Friday, June 3, 2016

Review: Several Short Sentences About Writing

Several Short Sentences About Writing Several Short Sentences About Writing by Verlyn Klinkenborg
My rating: 4 of 5 stars

I start a lot of books on writing, but I rarely finish them. I did finish this one, and I’d have welcomed more of it.

In short, this is the best book on writing I’ve come across since Anne Lamott’s Bird by Bird (and I’m not sure I finished even that one). Klinkenborg goes against almost everything “we” teach in college writing – and I am part of that we.

I won’t apologize for teaching an organizational approach to writing. I do believe beginning college writers need a sense of overall purpose to hold onto; I think they need to think about a thesis and how to support it.

But I think I stumble sometimes with teaching advanced or even advanced beginner writers. I try with them to do what Kilnkenborg advocates – to turn to the work of making good sentences even better – but I don’t have his range of strategies or insights.

Thanks to this book, I do. It’s so beautifully written that it forms its own best argument. Klinkenborg looks for the truth in each sentence and follows each thought where it goes. (To underscore that’s what he’s doing, he punctuates this is a way that makes it seem as much like poetry as prose.) The overall structure of the argument comes slowly and after the fact.
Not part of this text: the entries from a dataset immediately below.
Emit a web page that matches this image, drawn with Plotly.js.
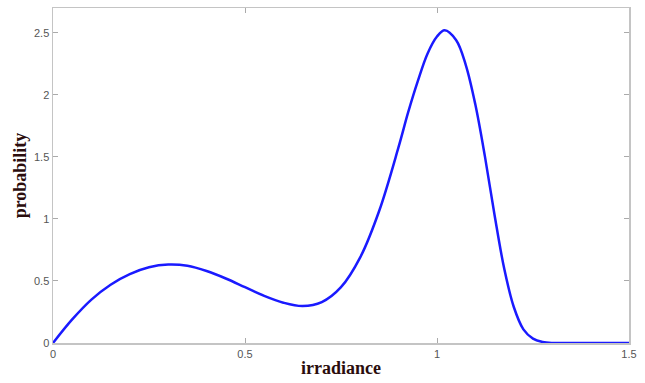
<!DOCTYPE html>
<html>
<head>
<meta charset="utf-8">
<script src="https://cdn.plot.ly/plotly-3.0.1.min.js"></script>
<style>html,body{margin:0;padding:0;background:#fff;}#chart{width:645px;height:383px;}</style>
</head>
<body>
<div id="chart"></div>
<script>
var irradiance = [0, 0.05, 0.1, 0.15, 0.2, 0.25, 0.3, 0.35, 0.4, 0.45, 0.5, 0.55, 0.6, 0.65, 0.7, 0.75, 0.8, 0.85, 0.9, 0.925, 0.95, 0.975, 1.0, 1.02, 1.05, 1.075, 1.1, 1.125, 1.15, 1.175, 1.2, 1.225, 1.25, 1.275, 1.3, 1.35, 1.4, 1.45, 1.5];
var probability = [0, 0.19, 0.35, 0.47, 0.555, 0.61, 0.632, 0.622, 0.58, 0.52, 0.45, 0.38, 0.325, 0.298, 0.33, 0.45, 0.69, 1.07, 1.58, 1.86, 2.11, 2.33, 2.47, 2.52, 2.44, 2.24, 1.92, 1.50, 1.03, 0.60, 0.29, 0.11, 0.035, 0.008, 0, 0, 0, 0, 0];
var xTicks = [0, 0.5, 1, 1.5];
var xTickText = ['0', '0.5', '1', '1.5'];
var yTicks = [0, 0.5, 1, 1.5, 2, 2.5];
var yTickText = ['0', '0.5', '1', '1.5', '2', '2.5'];

var trace = {
  x: irradiance, y: probability, type: 'scatter', mode: 'lines',
  line: {color: '#1a1aff', width: 2.5, shape: 'spline', smoothing: 1.0},
  hoverinfo: 'skip'
};
var tickFont = {family: 'Liberation Sans, Arial, sans-serif', size: 11, color: '#555'};
var titleFont = {family: 'Liberation Serif, Times New Roman, serif', size: 18, color: '#2b0d0d', weight: 'bold'};
var layout = {
  width: 645, height: 383,
  margin: {l: 53, r: 16, t: 8, b: 40},
  paper_bgcolor: '#fff', plot_bgcolor: '#fff',
  showlegend: false,
  xaxis: {
    range: [0, 1.5], tickvals: xTicks, ticktext: xTickText,
    ticks: 'inside', ticklen: 5, tickcolor: '#aaa', tickwidth: 1,
    showline: true, linecolor: '#c4c4c4', linewidth: 1.5, mirror: 'ticks',
    showgrid: false, zeroline: false, tickfont: tickFont,
    title: {text: 'irradiance', font: titleFont, standoff: 2}
  },
  yaxis: {
    range: [0, 2.7], tickvals: yTicks, ticktext: yTickText,
    ticks: 'inside', ticklen: 5, tickcolor: '#aaa', tickwidth: 1,
    showline: true, linecolor: '#c4c4c4', linewidth: 1.5, mirror: 'ticks',
    showgrid: false, zeroline: false, tickfont: tickFont,
    title: {text: 'probability', font: titleFont, standoff: 2}
  }
};
Plotly.newPlot('chart', [trace], layout, {displayModeBar: false, staticPlot: true});
</script>
</body>
</html>
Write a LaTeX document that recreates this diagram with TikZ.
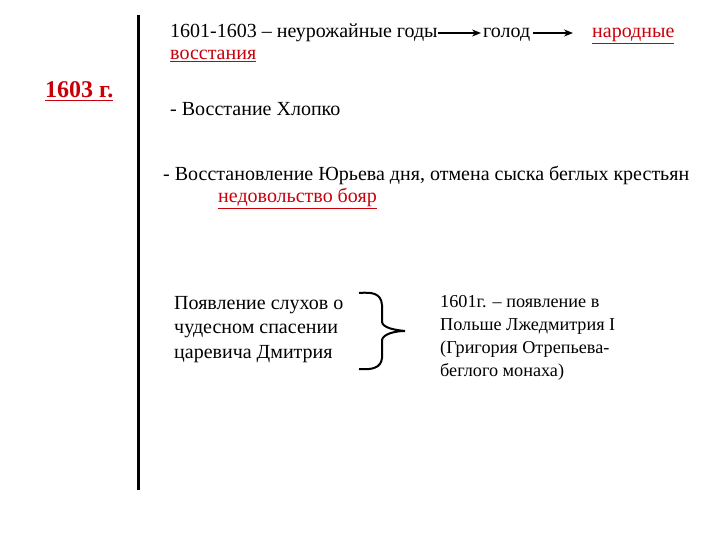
\documentclass[tikz,border=0pt]{standalone}
\usepackage{fontspec}
\setmainfont{Liberation Serif}
\usetikzlibrary{arrows.meta}
\definecolor{redtxt}{RGB}{200,0,10}
\tikzset{
  txt/.style={anchor=base west, inner sep=0pt, font=\fontsize{20}{24}\selectfont},
  smalltxt/.style={anchor=base west, inner sep=0pt, align=left, font=\fontsize{20}{24.5}\selectfont},
  tinytxt/.style={anchor=base west, inner sep=0pt, align=left, font=\fontsize{18.2}{23}\selectfont},
  red/.style={text=redtxt},
  arr/.style={line width=1.6pt, -{Stealth[length=9pt,width=7pt]}},
}
\begin{document}
\begin{tikzpicture}[x=1pt,y=-1pt]
\useasboundingbox (0,0) rectangle (720,540);
\draw[line width=3pt] (138,15) -- (138,490);
\node[txt] (t1) at (170,38) {1601-1603 – неурожайные годы};
\node[txt] (t2) at (483,38) {голод};
\node[txt,red] (t3) at (592,38) {\underline{народные}};
\node[txt,red] (t4) at (170,60) {\underline{восстания}};
\draw[arr] ([yshift=5pt]t1.base east) -- ([yshift=5pt,xshift=-2pt]t2.base west);
\coordinate (a2) at (573,33);
\draw[arr] ([yshift=5pt,xshift=3pt]t2.base east) -- (a2);
\node[txt,red,font=\fontsize{24}{28}\selectfont\bfseries] (y) at (45,98) {\underline{1603 г.}};
\node[txt] (h) at (170,116) {- Восстание Хлопко};
\node[txt] (u) at (163,181) {- Восстановление Юрьева дня, отмена сыска беглых крестьян};
\node[txt,red] (n) at (218,203) {\underline{недовольство бояр}};
\node[smalltxt] (l) at (174,358) {Появление слухов о\\чудесном спасении\\царевича Дмитрия};
\node[tinytxt] (r) at (440,376) {1601г. – появление в\\Польше Лжедмитрия I\\(Григория Отрепьева-\\беглого монаха)};
\draw[line width=2pt] (359,293) .. controls (372,292) and (381,293) .. (382,305)
  -- (382,322) .. controls (383,328) and (395,330) .. (405,331)
  .. controls (395,331) and (383,334) .. (382,340)
  -- (382,358) .. controls (381,368) and (372,370) .. (359,369);
\end{tikzpicture}
\end{document}
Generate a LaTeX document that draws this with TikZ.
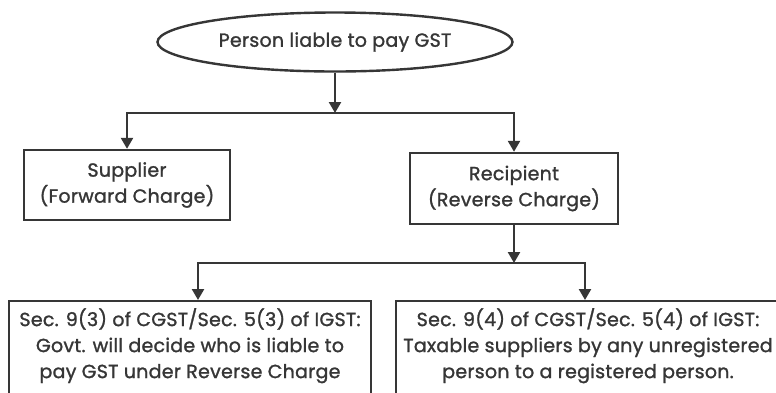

As he says, “Here’s another basic truth. Prose isn’t validated by meaning. If you love to read – as surely you must – you love being where you find yourself in the book you’re reading, Happy to be in the presence of every sentence as it passes by, Not biding your time until the meaning comes along.”

I’d intended to underline some of the sentences here I especially enjoyed, but I couldn’t get to my pencil on the airplane where I read this. I’m glad now, though, because I might well have underlined half the book.

Word of warning: the final 50 page section is really an appendix, though it isn’t marked as such. It’s OK, an effort to show how to apply some of the book’s concepts, but it’s weaker than the heart of this, and I wish the publisher had had the courage to release the book without what feels a bit like “filler” at the end.